Model	Purpose	Probability mass function (pmf)
Marginal	describe the behavior of a single variable (ignoring all other variables)	\(f(x)\) describes possible values of \(X\) and the relative plausibility of each
Joint	describe the simultaneous behavior of 2+ variables	\(f(x,y)\) describes possible pairs of (\(X\),\(Y\)) values and the relative plausibility of each
Conditional	describe how the behavior of one variable depends upon another	\(f(x|y)\) describes possible values of \(X\) when \(Y = y\) and the relative plausibility of each

The story

You’re playing a thrilling game of Dungeons & Dragons. During your turn, the DM tells you to roll a 4-sided die two times:⁴

Let \(X\) be the minimum value of the two rolls & \(Y\) be the maximum. Thus \(X\) and \(Y\) are discrete random variables – they can vary from roll to roll and can take on a discrete set of outcomes. These equally likely possible outcomes are summarized below.
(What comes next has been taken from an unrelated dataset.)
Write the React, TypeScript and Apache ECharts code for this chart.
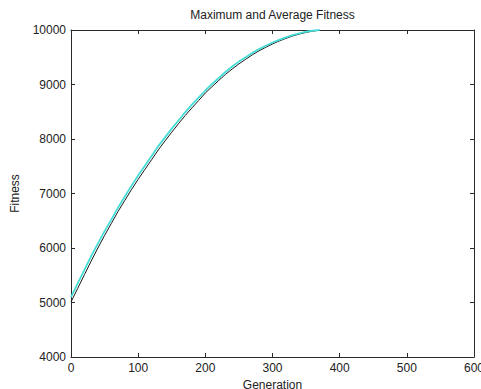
import React, { useEffect, useRef } from "react";
import * as echarts from "echarts";

const generations = [
  0, 10, 20, 30, 40, 50, 60, 70, 80, 90, 100, 110, 120, 130, 140, 150, 160, 170, 180, 190,
  200, 210, 220, 230, 240, 250, 260, 270, 280, 290, 300, 310, 320, 330, 340, 350, 360, 370,
];

const maxFitness = [
  5100, 5350, 5600, 5850, 6080, 6310, 6520, 6740, 6940, 7140, 7330, 7510, 7690, 7870, 8030,
  8190, 8340, 8490, 8630, 8760, 8890, 9010, 9120, 9230, 9330, 9420, 9500, 9580, 9650, 9710,
  9770, 9820, 9865, 9905, 9940, 9968, 9990, 10000,
];

const avgFitness = [
  5010, 5260, 5510, 5760, 6000, 6230, 6450, 6670, 6870, 7070, 7260, 7440, 7620, 7800, 7965,
  8125, 8280, 8430, 8570, 8705, 8845, 8960, 9075, 9185, 9285, 9378, 9462, 9545, 9618, 9683,
  9744, 9798, 9846, 9890, 9926, 9956, 9980, 9995,
];

const xTicks = { min: 0, max: 600, interval: 100 };
const yTicks = { min: 4000, max: 10000, interval: 1000 };

const FONT = "'Liberation Sans', Arial, sans-serif";

export default function App() {
  const ref = useRef<HTMLDivElement>(null);
  useEffect(() => {
    if (!ref.current) return;
    const chart = echarts.init(ref.current, undefined, { renderer: "svg" });
    const axisLine = { show: true, onZero: false, lineStyle: { color: "#2a2a2a", width: 1 } };
    const axisTick = { show: true, inside: true, length: 4, lineStyle: { color: "#2a2a2a" } };
    const label = {
      fontFamily: FONT,
      fontSize: 12,
      color: "#222",
      margin: 5,
      formatter: (v: number) => String(v),
    };
    chart.setOption({
      animation: false,
      backgroundColor: "#ffffff",
      title: {
        text: "Maximum and Average Fitness",
        left: 272.5,
        textAlign: "center",
        top: 9,
        padding: 0,
        textStyle: { fontFamily: FONT, fontSize: 12, fontWeight: "normal", color: "#222" },
      },
      grid: { left: 71, right: 7, top: 30, bottom: 32, outerBoundsMode: "none", containLabel: false },
      xAxis: [
        {
          type: "value",
          ...xTicks,
          name: "Generation",
          nameLocation: "middle",
          nameGap: 17,
          nameTextStyle: { fontFamily: FONT, fontSize: 12, color: "#222" },
          axisLine,
          axisTick,
          splitLine: { show: false },
          axisLabel: label,
        },
        {
          type: "value",
          ...xTicks,
          position: "top",
          axisLine,
          axisTick,
          splitLine: { show: false },
          axisLabel: { show: false },
        },
      ],
      yAxis: [
        {
          type: "value",
          ...yTicks,
          name: "Fitness",
          nameLocation: "middle",
          nameGap: 50,
          nameTextStyle: { fontFamily: FONT, fontSize: 12, color: "#222" },
          axisLine,
          axisTick,
          splitLine: { show: false },
          axisLabel: label,
        },
        {
          type: "value",
          ...yTicks,
          position: "right",
          axisLine,
          axisTick,
          splitLine: { show: false },
          axisLabel: { show: false },
        },
      ],
      series: [
        {
          name: "Average",
          type: "line",
          xAxisIndex: 0,
          yAxisIndex: 0,
          showSymbol: false,
          data: generations.map((g, i) => [g, avgFitness[i]]),
          lineStyle: { color: "#1a1a1a", width: 1 },
        },
        {
          name: "Maximum",
          type: "line",
          xAxisIndex: 0,
          yAxisIndex: 0,
          showSymbol: false,
          data: generations.map((g, i) => [g, maxFitness[i]]),
          lineStyle: { color: "#45ddd7", width: 1.8 },
        },
      ],
    });
    return () => chart.dispose();
  }, []);
  return <div ref={ref} style={{ width: 481, height: 389, position: "absolute", left: 0, top: 0 }} />;
}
1. Marginal models of discrete \(X\) and \(Y\)
   Consider the marginal outcomes of \(X\) and \(Y\) alone:

   \[f(x) = P(X = x) \;\; \text{ and } \;\; f(y) = P(Y = y)\]
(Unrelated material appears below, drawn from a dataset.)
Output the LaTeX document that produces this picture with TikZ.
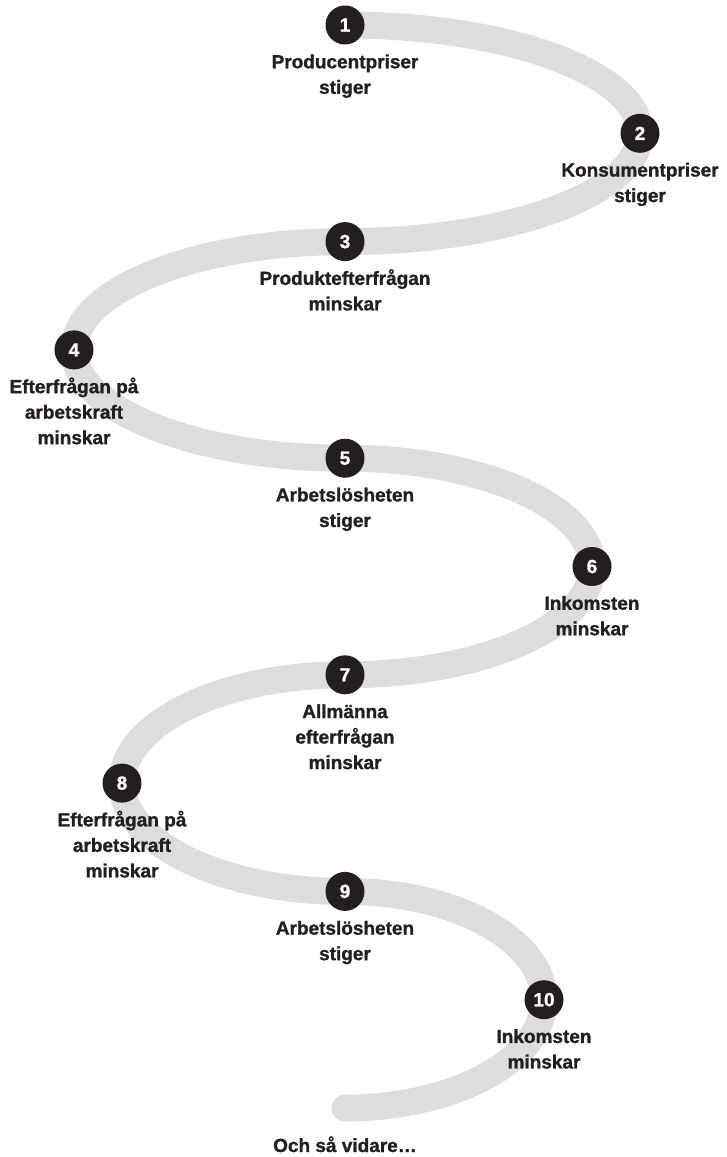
\documentclass[tikz,border=0pt]{standalone}
\usepackage{fontspec}
\setmainfont{Liberation Sans}[BoldFeatures={FakeBold=1.2}]
\usetikzlibrary{positioning}
\definecolor{bandgray}{HTML}{DCDDDE}
\definecolor{ink}{HTML}{231F20}
\begin{document}
\begin{tikzpicture}[x=1pt,y=1pt,
  num/.style={circle, fill=ink, text=white, minimum size=39pt, inner sep=0pt,
    font=\fontsize{19}{19}\selectfont\bfseries},
  lbl/.style={align=center, inner sep=0pt, text=ink,
    font=\fontsize{19}{25.5}\selectfont\bfseries},
  bandline/.style={draw=bandgray, line width=27pt, line cap=round}
]
\useasboundingbox (0,0) rectangle (726,-1157);
\coordinate (s) at (345,-25);
\path[bandline] (s)
  arc[start angle=90, end angle=-90, x radius=295pt, y radius=108.3pt]
  arc[start angle=90, end angle=270, x radius=271pt, y radius=108.3pt]
  arc[start angle=90, end angle=-90, x radius=247pt, y radius=108.3pt]
  arc[start angle=90, end angle=270, x radius=223pt, y radius=108.3pt]
  arc[start angle=90, end angle=-90, x radius=199pt, y radius=108.3pt] coordinate (e);

\node[num] (c1) at (345,-25) {1};
\node[num] (c2) at (640,-133.3) {2};
\node[num] (c3) at (345,-241.6) {3};
\node[num] (c4) at (74,-349.9) {4};
\node[num] (c5) at (345,-458.2) {5};
\node[num] (c6) at (592,-566.5) {6};
\node[num] (c7) at (345,-674.8) {7};
\node[num] (c8) at (122,-783.1) {8};
\node[num] (c9) at (345,-891.4) {9};
\node[num] (c10) at (544,-999.7) {10};

\node[lbl, below=5.5pt of c1] (l1) {\strut Producentpriser\\\strut stiger};
\node[lbl, below=5.5pt of c2] (l2) {\strut Konsumentpriser\\\strut stiger};
\node[lbl, below=5.5pt of c3] (l3) {\strut Produktefterfrågan\\\strut minskar};
\node[lbl, below=5.5pt of c4] (l4) {\strut Efterfrågan på\\\strut arbetskraft\\\strut minskar};
\node[lbl, below=5.5pt of c5] (l5) {\strut Arbetslösheten\\\strut stiger};
\node[lbl, below=5.5pt of c6] (l6) {\strut Inkomsten\\\strut minskar};
\node[lbl, below=5.5pt of c7] (l7) {\strut Allmänna\\\strut efterfrågan\\\strut minskar};
\node[lbl, below=5.5pt of c8] (l8) {\strut Efterfrågan på\\\strut arbetskraft\\\strut minskar};
\node[lbl, below=5.5pt of c9] (l9) {\strut Arbetslösheten\\\strut stiger};
\node[lbl, below=5.5pt of c10] (l10) {\strut Inkomsten\\\strut minskar};
\node[lbl, anchor=base] (end) at (345,-1152) {Och så vidare…};
\end{tikzpicture}
\end{document}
   1. Write out the pmfs for \(X\) and \(Y\) in table form. Use decimals, not fractions.

      \(x\)	1	2	3	4	Total
      \(f(x)\)	\(\hspace{.5in}\)	\(\hspace{.5in}\)	\(\hspace{.5in}\)	\(\hspace{.5in}\)	\(\hspace{.5in}\)

      
      

      \(y\)	1	2	3	4	Total
      \(f(y)\)	\(\hspace{.5in}\)	\(\hspace{.5in}\)	\(\hspace{.5in}\)	\(\hspace{.5in}\)	\(\hspace{.5in}\)
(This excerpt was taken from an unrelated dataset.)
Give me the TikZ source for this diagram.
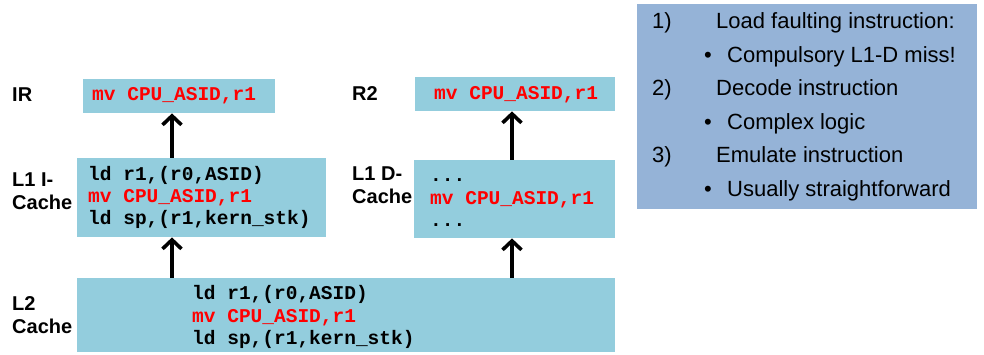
\documentclass[tikz,border=0pt]{standalone}
\usepackage{fontspec}
\setmainfont{Liberation Sans}
\newfontfamily\codefont{Liberation Mono}
\usetikzlibrary{arrows.meta}
\definecolor{cachebg}{RGB}{147,205,221}
\definecolor{panelbg}{RGB}{149,179,215}
\definecolor{codered}{RGB}{255,0,0}
\tikzset{
  box/.style={fill=cachebg, draw=none, inner sep=0pt, anchor=north west},
  panel/.style={fill=panelbg, draw=none, inner sep=0pt, anchor=north west},
  code/.style={font=\codefont\bfseries\fontsize{19.5}{22}\selectfont, anchor=base west, inner sep=0pt},
  hot/.style={text=codered},
  lbl/.style={font=\bfseries\fontsize{20}{23}\selectfont, anchor=base west, inner sep=0pt, align=left},
  itemtxt/.style={font=\fontsize{22}{26}\selectfont, anchor=base west, inner sep=0pt},
  arr/.style={line width=3.6pt, -{Straight Barb[length=9pt,width=19pt]}}
}
\begin{document}
\begin{tikzpicture}[x=1pt,y=-1pt]
\path[use as bounding box] (0,0) rectangle (984,355);

% boxes
\node[box, minimum width=192pt, minimum height=34pt] (IR) at (83,79) {};
\node[box, minimum width=249pt, minimum height=79pt] (L1I) at (77,158) {};
\node[box, minimum width=200pt, minimum height=34pt] (R2) at (415,77) {};
\node[box, minimum width=201pt, minimum height=78pt] (L1D) at (414,160) {};
\node[box, minimum width=538pt, minimum height=74pt] (L2) at (77,278) {};
\node[panel, minimum width=340pt, minimum height=205pt] (P) at (637,4) {};

% labels (anchor base = baseline of the last line)
\node[lbl] (lIR) at (12,102) {IR};
\node[lbl] (lL1I) at (12,210) {L1 I-\\Cache};
\node[lbl] (lR2) at (352,101) {R2};
\node[lbl] (lL1D) at (352,204) {L1 D-\\Cache};
\node[lbl] (lL2) at (12,333) {L2\\Cache};

% code text
\node[code, hot] (tIR) at (92,101) {mv CPU\_ASID,r1};
\node[code] (tI1) at (88,181) {ld r1,(r0,ASID)};
\node[code, hot] (tI2) at (88,203) {mv CPU\_ASID,r1};
\node[code] (tI3) at (88,225) {ld sp,(r1,kern\_stk)};
\node[code, hot] (tR2) at (434,100) {mv CPU\_ASID,r1};
\node[code] (tD1) at (430,182) {...};
\node[code, hot] (tD2) at (430,205) {mv CPU\_ASID,r1};
\node[code] (tD3) at (430,227) {...};
\node[code] (tL1) at (192,299) {ld r1,(r0,ASID)};
\node[code, hot] (tL2) at (192,322) {mv CPU\_ASID,r1};
\node[code] (tL3) at (192,344) {ld sp,(r1,kern\_stk)};

% arrows
\coordinate (ax) at (172,0);
\coordinate (bx) at (512,0);
\draw[arr] (L1I.north -| ax) -- (IR.south -| ax);
\draw[arr] (L2.north -| ax) -- (L1I.south -| ax);
\draw[arr] (L1D.north -| bx) -- (R2.south -| bx);
\draw[arr] (L2.north -| bx) -- (L1D.south -| bx);

% right panel
\node[itemtxt] (n1) at (652,29) {1)};
\node[itemtxt] (i1) at (716,29) {Load faulting instruction:};
\node[itemtxt] (b1) at (704,62.5) {•};
\node[itemtxt] (s1) at (727,62.5) {Compulsory L1-D miss!};
\node[itemtxt] (n2) at (652,96) {2)};
\node[itemtxt] (i2) at (716,96) {Decode instruction};
\node[itemtxt] (b2) at (704,129.5) {•};
\node[itemtxt] (s2) at (727,129.5) {Complex logic};
\node[itemtxt] (n3) at (652,163) {3)};
\node[itemtxt] (i3) at (716,163) {Emulate instruction};
\node[itemtxt] (b3) at (704,196.5) {•};
\node[itemtxt] (s3) at (727,196.5) {Usually straightforward};
\end{tikzpicture}
\end{document}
   2. Convince yourself that we can also write \(f(x)\) and \(f(y)\) in equation form: \[\begin{split} f(x) & = 0.5625 - 0.125x \;\; \text{ for } x \in \{1,2,3,4\} \\ f(y) & = 0.125y - 0.0625 \;\; \text{ for } y \in \{1,2,3,4\} \\ \end{split}\]

   
   

   3. Calculate \(\sum_{\text{all $x$}} f(x)\) and \(\sum_{\text{all $y$}} f(y)\). NOTE: \(\sum\) = sum.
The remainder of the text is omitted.